1. The financialization of housing 

There are many scientific publications on the financialization of housing – at the end of this essay, I give a short list of those, which I used in this essay. Most recently I have heard a good phrasing of the issue from Leilani Farha, UN Special Rapporteur on adequate housing, at the Housing for all-conference in Vienna, in December 2018.

Housing became primarily a commodity, where excess money can be parked. Sophisticated financial instruments change housing into a lucrative good while making rents for the users higher. As a consequence, excess capital of many players go now for housing, buying properties in „undervalued areas”, where more value can be squeezed out of housing, provided that the existing users can be kicked out. Politicians, in general, are convinced to support these players as they bring „new development” to the city. All this happens with legal structures, which governments helped to create but failed to control and regulate. In this process private equity funds are the largest investors, while private pension funds are the biggest financiers. 

It is difficult to estimate the amount of money involved in the purchase of housing and real estate in the world. The value of global real estate is about US$ 217 trillion, nearly 60 per cent of the value of all global assets, with residential real estate comprising 75 per cent of the total. In the course of one year, from mid-2013 to mid-2014, corporate buying of larger properties in the top 100 recipient global cities rose from US$ 600 billion to US$ 1 trillion.  (Plan Limited, 2017). 

Farha was referring in her speech many times to Saskia Sassen, who makes pioneering investigations in the functioning of international capital. Sassen, in her contribution to the Urban Futures conference in Vienna in February 2018, highlighted the uneven territorial spread of these foreign investment volumes: the top 100 cities with 10% of population concentrate 70% of financialized assets.

As it cannot be said in general that new investments always cause problems, we have to raise the question: what are the proofs that the financialization of housing increases housing problems rather than solving them? 

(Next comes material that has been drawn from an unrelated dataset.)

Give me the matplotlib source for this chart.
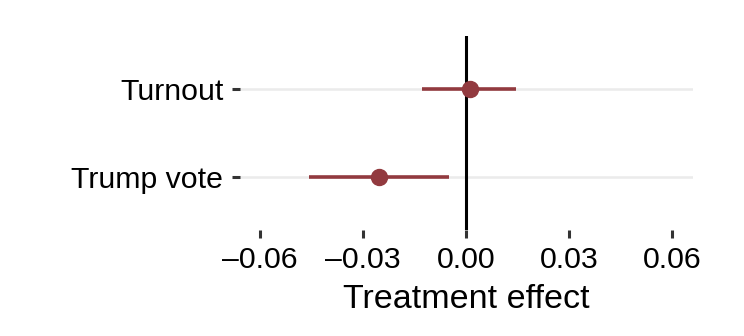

Housing prices in so-called ”hedge cities” like Hong Kong, London, Munich, Stockholm, Sydney and Vancouver have increased more than 50 per cent since 2011, creating vast amounts of assets for the wealthy while making housing unaffordable for most households not already invested in the market. Moderate- and low-income households are pushed to peri-urban areas with scant employment and services. Sassen adds to that the fact that in many cases the new developments bring around empty buildings in the best locations of the cities. Besides, when rented homes or mortgages are owned by remote investors, money mostly flows out of communities and simply creates a greater global concentration of wealth. Tenants living in housing owned by absentee corporate landlords complain of sharp increases in rent, inadequate maintenance and conditions as a result of substandard renovations that have been undertaken quickly to flip the home into rentals, and an inability to hold anyone accountable for those conditions. Finally, financialized housing markets create and thrive on gentrification and the appropriation of public value for private wealth: improved services, schools or parks in an impoverished neighbourhood attract investment, which then drives residents out. (Plan Limited, 2017).

Besides directly financing new investments, financialization also means expanded credit opportunities, leading to increasing debt taken on by individual households. This might make people vulnerable to predatory lending practices and the volatility of markets, the result of which is unprecedented housing precarity. Financialized housing markets have caused displacement and evictions at an unparalleled scale: in the United States of America over the course of 5 years, over 13 million foreclosures resulted in more than 9 million households being evicted. In Spain, more than half a million foreclosures between 2008 and 2013 resulted in over 300,000 evictions. (Plan Limited, 2017).